REQUIREMENTS :: Copy each line below in which the word "this" occurs.

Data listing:
-- begin --
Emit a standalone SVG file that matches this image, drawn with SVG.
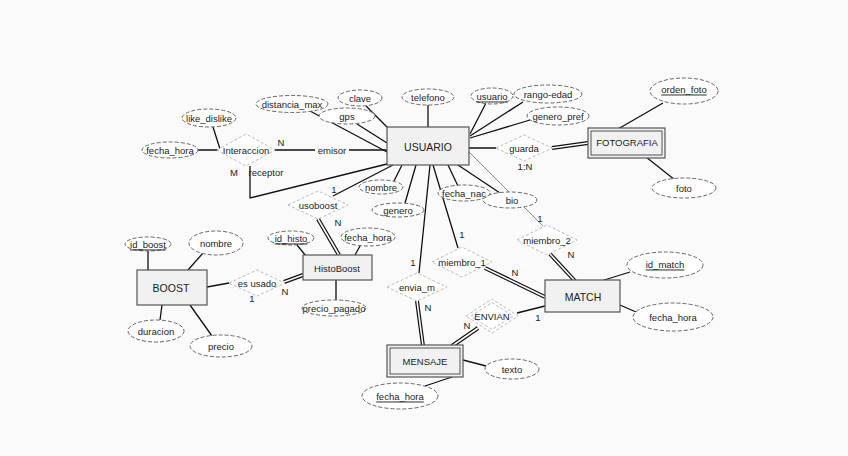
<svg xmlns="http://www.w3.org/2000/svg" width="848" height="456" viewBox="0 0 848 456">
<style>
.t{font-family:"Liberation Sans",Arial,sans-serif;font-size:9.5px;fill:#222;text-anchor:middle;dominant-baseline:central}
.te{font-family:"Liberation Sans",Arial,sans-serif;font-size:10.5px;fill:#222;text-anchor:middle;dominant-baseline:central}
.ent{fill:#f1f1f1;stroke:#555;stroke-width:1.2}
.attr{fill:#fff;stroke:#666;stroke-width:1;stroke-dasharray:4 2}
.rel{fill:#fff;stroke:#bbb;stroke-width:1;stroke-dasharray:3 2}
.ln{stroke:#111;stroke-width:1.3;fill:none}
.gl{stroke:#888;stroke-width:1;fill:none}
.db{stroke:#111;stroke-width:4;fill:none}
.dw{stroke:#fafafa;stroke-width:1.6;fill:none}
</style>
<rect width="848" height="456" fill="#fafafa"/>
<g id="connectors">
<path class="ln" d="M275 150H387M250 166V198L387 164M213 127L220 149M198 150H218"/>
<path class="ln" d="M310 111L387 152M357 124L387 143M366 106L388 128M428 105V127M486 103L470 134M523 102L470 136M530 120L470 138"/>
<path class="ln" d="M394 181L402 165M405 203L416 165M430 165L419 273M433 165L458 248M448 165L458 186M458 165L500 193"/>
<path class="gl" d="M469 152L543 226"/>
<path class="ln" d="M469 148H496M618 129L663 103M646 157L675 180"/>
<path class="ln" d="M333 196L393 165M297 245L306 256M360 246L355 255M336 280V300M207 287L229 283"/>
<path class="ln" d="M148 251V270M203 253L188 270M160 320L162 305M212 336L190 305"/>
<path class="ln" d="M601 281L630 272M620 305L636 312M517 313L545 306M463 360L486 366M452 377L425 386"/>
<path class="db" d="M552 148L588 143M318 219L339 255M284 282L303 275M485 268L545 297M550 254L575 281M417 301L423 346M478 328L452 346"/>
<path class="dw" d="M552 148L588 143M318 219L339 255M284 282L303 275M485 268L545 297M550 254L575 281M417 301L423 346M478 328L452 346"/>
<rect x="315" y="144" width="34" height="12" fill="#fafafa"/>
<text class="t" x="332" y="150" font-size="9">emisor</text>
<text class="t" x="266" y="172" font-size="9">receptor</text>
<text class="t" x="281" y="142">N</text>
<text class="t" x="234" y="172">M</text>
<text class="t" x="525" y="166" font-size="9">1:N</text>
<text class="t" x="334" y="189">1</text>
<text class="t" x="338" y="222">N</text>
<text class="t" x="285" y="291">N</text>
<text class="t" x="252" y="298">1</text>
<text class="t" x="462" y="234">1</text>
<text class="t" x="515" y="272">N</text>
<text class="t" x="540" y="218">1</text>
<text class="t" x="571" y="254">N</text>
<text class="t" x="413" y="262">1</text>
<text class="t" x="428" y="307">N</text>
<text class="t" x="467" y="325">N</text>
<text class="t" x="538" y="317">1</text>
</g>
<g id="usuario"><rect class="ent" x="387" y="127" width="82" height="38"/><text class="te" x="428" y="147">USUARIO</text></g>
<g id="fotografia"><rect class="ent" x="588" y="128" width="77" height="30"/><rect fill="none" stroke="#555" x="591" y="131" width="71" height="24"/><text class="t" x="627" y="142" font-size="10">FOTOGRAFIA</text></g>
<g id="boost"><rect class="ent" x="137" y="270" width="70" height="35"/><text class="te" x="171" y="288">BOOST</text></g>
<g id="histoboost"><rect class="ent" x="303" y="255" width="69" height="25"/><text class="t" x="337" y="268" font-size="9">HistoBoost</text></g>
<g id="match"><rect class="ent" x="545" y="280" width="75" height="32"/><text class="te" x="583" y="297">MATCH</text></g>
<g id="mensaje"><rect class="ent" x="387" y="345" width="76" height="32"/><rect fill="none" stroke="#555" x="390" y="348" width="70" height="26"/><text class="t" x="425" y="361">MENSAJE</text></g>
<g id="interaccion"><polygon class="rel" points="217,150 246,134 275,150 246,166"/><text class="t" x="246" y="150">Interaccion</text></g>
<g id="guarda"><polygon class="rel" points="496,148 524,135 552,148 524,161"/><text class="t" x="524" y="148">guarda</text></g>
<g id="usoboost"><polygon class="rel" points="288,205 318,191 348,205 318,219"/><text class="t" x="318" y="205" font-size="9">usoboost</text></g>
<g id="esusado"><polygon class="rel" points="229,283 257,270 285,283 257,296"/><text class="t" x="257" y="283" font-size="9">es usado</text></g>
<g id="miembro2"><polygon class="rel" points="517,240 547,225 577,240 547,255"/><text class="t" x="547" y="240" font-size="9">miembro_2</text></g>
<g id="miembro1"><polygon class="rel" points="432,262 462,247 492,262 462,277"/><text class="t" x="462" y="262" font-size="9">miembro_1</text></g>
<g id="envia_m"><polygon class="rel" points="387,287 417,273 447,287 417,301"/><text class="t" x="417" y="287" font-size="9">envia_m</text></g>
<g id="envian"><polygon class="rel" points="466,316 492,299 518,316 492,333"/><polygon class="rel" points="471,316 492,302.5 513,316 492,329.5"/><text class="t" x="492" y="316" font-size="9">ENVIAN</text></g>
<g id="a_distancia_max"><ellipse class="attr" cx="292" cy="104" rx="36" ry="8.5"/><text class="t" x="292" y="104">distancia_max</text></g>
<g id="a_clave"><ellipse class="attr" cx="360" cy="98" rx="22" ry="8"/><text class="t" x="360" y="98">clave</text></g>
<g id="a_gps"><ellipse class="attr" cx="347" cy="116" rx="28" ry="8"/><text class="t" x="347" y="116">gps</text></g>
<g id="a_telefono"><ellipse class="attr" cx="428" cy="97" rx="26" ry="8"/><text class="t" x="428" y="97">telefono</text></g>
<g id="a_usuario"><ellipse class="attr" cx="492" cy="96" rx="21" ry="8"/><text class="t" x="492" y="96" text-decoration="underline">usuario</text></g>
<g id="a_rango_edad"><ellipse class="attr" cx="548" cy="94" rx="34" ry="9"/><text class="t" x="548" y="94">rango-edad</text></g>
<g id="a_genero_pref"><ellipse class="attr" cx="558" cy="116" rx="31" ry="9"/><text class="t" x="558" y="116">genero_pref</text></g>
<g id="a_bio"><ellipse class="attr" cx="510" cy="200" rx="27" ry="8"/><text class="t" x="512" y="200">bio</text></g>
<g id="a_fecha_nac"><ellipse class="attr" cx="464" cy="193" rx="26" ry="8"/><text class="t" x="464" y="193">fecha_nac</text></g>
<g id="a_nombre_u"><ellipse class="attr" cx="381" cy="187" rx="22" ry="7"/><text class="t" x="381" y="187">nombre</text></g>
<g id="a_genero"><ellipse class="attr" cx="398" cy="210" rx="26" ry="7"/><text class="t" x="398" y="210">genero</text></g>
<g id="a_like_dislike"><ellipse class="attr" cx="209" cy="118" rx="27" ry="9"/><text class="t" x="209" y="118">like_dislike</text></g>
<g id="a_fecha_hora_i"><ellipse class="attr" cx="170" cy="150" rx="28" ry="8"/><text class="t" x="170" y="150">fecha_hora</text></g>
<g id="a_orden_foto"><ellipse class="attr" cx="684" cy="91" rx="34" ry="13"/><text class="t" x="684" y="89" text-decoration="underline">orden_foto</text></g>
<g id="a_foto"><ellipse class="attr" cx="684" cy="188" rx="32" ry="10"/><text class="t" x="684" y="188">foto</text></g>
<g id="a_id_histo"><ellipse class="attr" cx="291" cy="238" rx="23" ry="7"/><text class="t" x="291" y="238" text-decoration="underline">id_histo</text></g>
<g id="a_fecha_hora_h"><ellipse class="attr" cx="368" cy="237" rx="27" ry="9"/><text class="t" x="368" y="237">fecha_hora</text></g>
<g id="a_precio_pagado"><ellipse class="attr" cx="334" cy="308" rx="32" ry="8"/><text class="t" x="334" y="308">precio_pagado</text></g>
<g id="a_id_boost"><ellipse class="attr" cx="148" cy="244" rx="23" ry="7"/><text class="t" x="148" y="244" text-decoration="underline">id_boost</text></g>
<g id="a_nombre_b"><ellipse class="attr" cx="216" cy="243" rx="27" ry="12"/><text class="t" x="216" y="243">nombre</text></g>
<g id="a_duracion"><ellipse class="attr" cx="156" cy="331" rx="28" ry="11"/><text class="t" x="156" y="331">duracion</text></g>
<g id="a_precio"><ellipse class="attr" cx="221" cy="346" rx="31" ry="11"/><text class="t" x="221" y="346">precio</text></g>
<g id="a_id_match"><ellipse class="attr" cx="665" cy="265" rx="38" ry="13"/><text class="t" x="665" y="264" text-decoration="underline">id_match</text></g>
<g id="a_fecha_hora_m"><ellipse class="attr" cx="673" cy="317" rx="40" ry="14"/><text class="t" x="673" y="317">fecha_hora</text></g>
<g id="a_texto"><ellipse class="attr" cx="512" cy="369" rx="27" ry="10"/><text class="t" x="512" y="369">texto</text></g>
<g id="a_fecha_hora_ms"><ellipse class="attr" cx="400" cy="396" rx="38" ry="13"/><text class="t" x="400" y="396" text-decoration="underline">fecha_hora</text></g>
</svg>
-- end --
-- begin --
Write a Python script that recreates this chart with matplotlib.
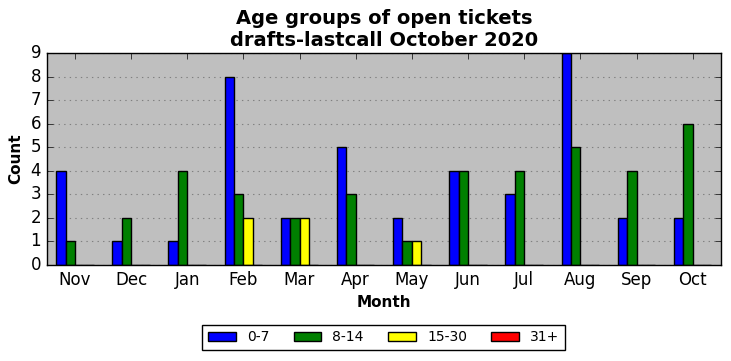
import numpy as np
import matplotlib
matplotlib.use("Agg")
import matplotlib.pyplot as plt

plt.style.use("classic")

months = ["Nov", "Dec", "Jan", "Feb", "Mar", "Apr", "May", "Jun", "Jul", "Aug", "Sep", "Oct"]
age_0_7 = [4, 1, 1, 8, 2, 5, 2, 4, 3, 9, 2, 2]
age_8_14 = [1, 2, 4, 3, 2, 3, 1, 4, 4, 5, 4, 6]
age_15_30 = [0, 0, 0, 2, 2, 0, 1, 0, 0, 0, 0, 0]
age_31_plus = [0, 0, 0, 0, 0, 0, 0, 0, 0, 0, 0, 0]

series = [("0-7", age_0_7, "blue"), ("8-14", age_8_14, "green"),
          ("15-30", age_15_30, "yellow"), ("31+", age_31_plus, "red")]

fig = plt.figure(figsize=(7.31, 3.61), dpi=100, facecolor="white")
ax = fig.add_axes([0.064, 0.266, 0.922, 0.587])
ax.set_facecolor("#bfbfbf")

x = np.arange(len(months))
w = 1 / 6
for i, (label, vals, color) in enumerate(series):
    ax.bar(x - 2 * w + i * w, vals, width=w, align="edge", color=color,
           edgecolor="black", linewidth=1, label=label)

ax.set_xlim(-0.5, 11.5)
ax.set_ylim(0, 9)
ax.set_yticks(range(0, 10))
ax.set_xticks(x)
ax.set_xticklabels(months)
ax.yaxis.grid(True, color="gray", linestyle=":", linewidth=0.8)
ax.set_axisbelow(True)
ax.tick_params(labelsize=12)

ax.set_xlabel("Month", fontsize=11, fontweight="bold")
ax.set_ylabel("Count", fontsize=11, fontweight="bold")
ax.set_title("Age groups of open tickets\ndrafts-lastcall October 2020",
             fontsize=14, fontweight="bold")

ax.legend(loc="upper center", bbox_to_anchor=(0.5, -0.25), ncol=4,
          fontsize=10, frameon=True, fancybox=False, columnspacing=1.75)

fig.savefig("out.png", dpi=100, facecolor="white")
-- end --
TASK ANSWER ::
Emit a standalone SVG file that matches this image, drawn with SVG.
Write a Python script that recreates this chart with matplotlib.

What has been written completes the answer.